The commitment Enrich demands is formidable. Of the 12 organizations that formed the nonprofit, five are no longer actively involved. In addition to Victory Gardens, Black Ensemble Theater, Court Theatre, the Old Town School of Folk Music, and Muntu Dance Theatre have stepped away for a variety of reasons. In the case of Black Ensemble Theater, founder and CEO Jackie Taylor points to time demands but says she is still supportive of Enrich’s mission. “If my staff were larger and not weighed down with multiple responsibilities, we would be active members,” she says. “We are adding our voices at other tables.” Those include the boards of Uptown United, Collective Chicago, Betty Shabazz International Charter Schools, and the National Association of Black Theater Building Owners. 

Changes at the top are behind the interruption of Enrich’s relationships with the Old Town School of Folk Music, whose longtime CEO, James “Bau” Graves, retired in 2019 (though his replacement, Jim Newcomb, took antiracism training through Enrich), and with Court Theatre, whose executive director, Stephen Albert, died in 2017. Which is why Sánchez says institutions should be careful not to hinge their inclusion efforts on any one leader. “This work should never be about an individual.

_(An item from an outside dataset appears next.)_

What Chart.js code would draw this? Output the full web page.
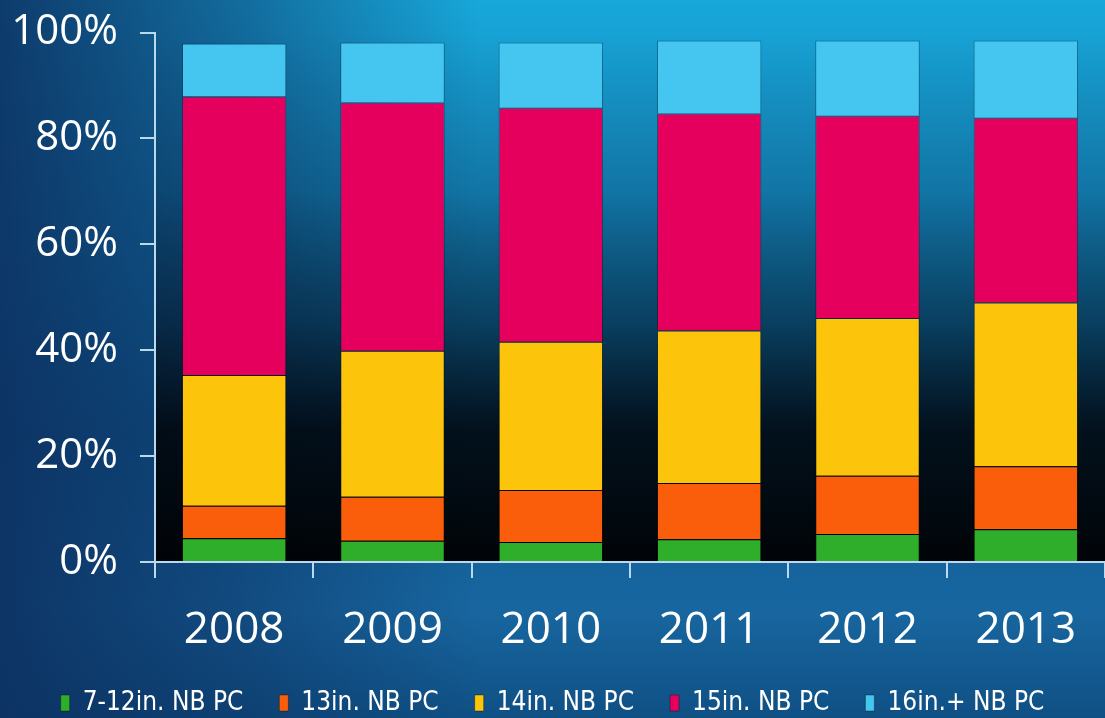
<!DOCTYPE html>
<html>
<head>
<meta charset="utf-8">
<script src="https://cdn.jsdelivr.net/npm/chart.js@4/dist/chart.umd.min.js"></script>
<style>
  html, body { margin: 0; padding: 0; background: #0b3f6a; }
  #wrap { width: 1105px; height: 718px; position: relative; }
</style>
</head>
<body>
<div id="wrap"><canvas id="c"></canvas></div>
<script>
// data (percent share of notebook PC shipments)
const years = ['2008', '2009', '2010', '2011', '2012', '2013'];
const nb7to12 = [4.5, 4.0, 3.8, 4.3, 5.3, 6.2];
const nb13 = [6.1, 8.3, 9.8, 10.6, 11.0, 11.9];
const nb14 = [24.7, 27.6, 28.0, 28.8, 29.8, 30.9];
const nb15 = [52.6, 46.9, 44.2, 41.0, 38.2, 34.9];
const nb16plus = [10.0, 11.3, 12.3, 13.8, 14.2, 14.6];
const yTicks = [0, 20, 40, 60, 80, 100];

// blue backdrop, plus the dark shade that sits behind the bars
const bgPlugin = {
  id: 'bg',
  beforeDraw(chart) {
    const { ctx, width, height, chartArea: a } = chart;
    ctx.save();
    let g = ctx.createLinearGradient(0, 0, 0, height);
    g.addColorStop(0, '#18a8da');
    g.addColorStop(0.3, '#1380b6');
    g.addColorStop(0.6, '#0f5c92');
    g.addColorStop(0.85, '#1866a0');
    g.addColorStop(1, '#0f5084');
    ctx.fillStyle = g;
    ctx.fillRect(0, 0, width, height);
    let h = ctx.createLinearGradient(0, 0, 480, 0);
    h.addColorStop(0, 'rgba(12,48,96,0.9)');
    h.addColorStop(0.5, 'rgba(12,48,96,0.5)');
    h.addColorStop(1, 'rgba(12,48,96,0)');
    ctx.fillStyle = h;
    ctx.fillRect(0, 0, 480, height);
    let s = ctx.createLinearGradient(0, a.top, 0, a.bottom);
    s.addColorStop(0, 'rgba(0,0,0,0)');
    s.addColorStop(0.3, 'rgba(0,6,12,0.12)');
    s.addColorStop(0.55, 'rgba(0,6,12,0.45)');
    s.addColorStop(0.75, 'rgba(0,4,8,0.85)');
    s.addColorStop(1, 'rgba(0,2,4,0.98)');
    ctx.fillStyle = s;
    ctx.fillRect(a.left, a.top, a.right - a.left, a.bottom - a.top);
    ctx.restore();
  }
};

const axisColor = '#b9d9ef';
const mk = (label, data, color) => ({
  label, data, backgroundColor: color,
  borderColor: 'rgba(0,0,0,0.35)', borderWidth: 1,
  barPercentage: 0.66, categoryPercentage: 1
});

new Chart(document.getElementById('c'), {
  type: 'bar',
  data: {
    labels: years,
    datasets: [
      mk('7-12in. NB PC', nb7to12, '#2eae2a'),
      mk('13in. NB PC', nb13, '#fa5e0a'),
      mk('14in. NB PC', nb14, '#fcc40a'),
      mk('15in. NB PC', nb15, '#e6005e'),
      mk('16in.+ NB PC', nb16plus, '#45c6f0')
    ]
  },
  plugins: [bgPlugin],
  options: {
    responsive: true,
    maintainAspectRatio: false,
    animation: false,
    layout: { padding: { top: 10, right: 0, left: 0, bottom: -8 } },
    plugins: {
      tooltip: { enabled: false },
      legend: {
        position: 'bottom',
        labels: {
          color: '#ffffff',
          boxWidth: 9,
          boxHeight: 16,
          padding: 36,
          font: { family: '"DejaVu Sans Condensed", "Liberation Sans Narrow", sans-serif', size: 26 }
        }
      }
    },
    scales: {
      x: {
        stacked: true,
        grid: { display: true, drawOnChartArea: false, color: axisColor, lineWidth: 2, tickLength: 16, offset: true },
        border: { color: axisColor, width: 2 },
        ticks: { color: '#ffffff', padding: 26, font: { family: 'Open Sans', size: 44 } },
        afterFit(s) { s.height = 92; }
      },
      y: {
        stacked: true,
        min: 0, max: 100,
        afterBuildTicks(s) { s.ticks = yTicks.map(v => ({ value: v })); },
        grid: { display: true, drawOnChartArea: false, color: axisColor, lineWidth: 2, tickLength: 15 },
        border: { color: axisColor, width: 2 },
        ticks: {
          color: '#ffffff', padding: 22,
          font: { family: 'Open Sans', size: 42, lineHeight: 0.5 },
          callback: v => v + '%'
        },
        afterFit(s) { s.width = 155; }
      }
    }
  }
});
</script>
</body>
</html>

My goal is to make sure that antiracism work becomes a part of institutional life, that it’s reflected in their budget, that it starts to be increasingly reflected in their values and their ways of operating. If you remove that person, the people that put them there and the structure that put them there are still in place.” 

The same concern Sánchez has about institutions building their efforts around an individual holds for her own organization. “Right now, I basically do everything,” she says. Between courting new members and fielding calls from existing ones, between leading discussion after discussion on the heaviest of topics and worrying about the financials, the burnout risk is real. “We’ve been trying really hard to slow it down,” she says. “Twice now in the last year, we’ve closed for an entire week and said, ‘OK, everybody, just go do something else. Rest, sleep, binge Netflix, whatever you need to do.’ ”

Power, who serves as Enrich’s cochair alongside Puerto Rican Arts Alliance executive director Carlos Hernandez, knows this is an issue. “We have to do better to support Nina and protect her. We’re working really hard to figure out how to give her better scaffolding.” The organization has already brought on six contractors as new facilitators to help run workshops, and now it’s actively looking to hire a codirector to share the workload of running the organization.

Sánchez welcomes the help. She understands it’s critical that she never let herself get too worn-down and jaded by the taxing work. “You can’t do this if you aren’t coming to it with some sense of compassion and caring for the people you’re holding these conversations and spaces with. If you can’t do that, then you owe it to yourself and your community to step back.”

How much lasting change can Enrich make? We will have to wait until current anxieties decline to know whether these institutions will sustain their commitment to making Chicago’s arts scene more equitable. But if nothing else, Enrich’s model has demonstrated how collective action can change the conversation in a community. “Anyone could’ve started Enrich Chicago,” Power says. “It survives because of so many who are willing to risk the bad meetings, the wrong words, the missteps — all for the promise of something different we will build together.”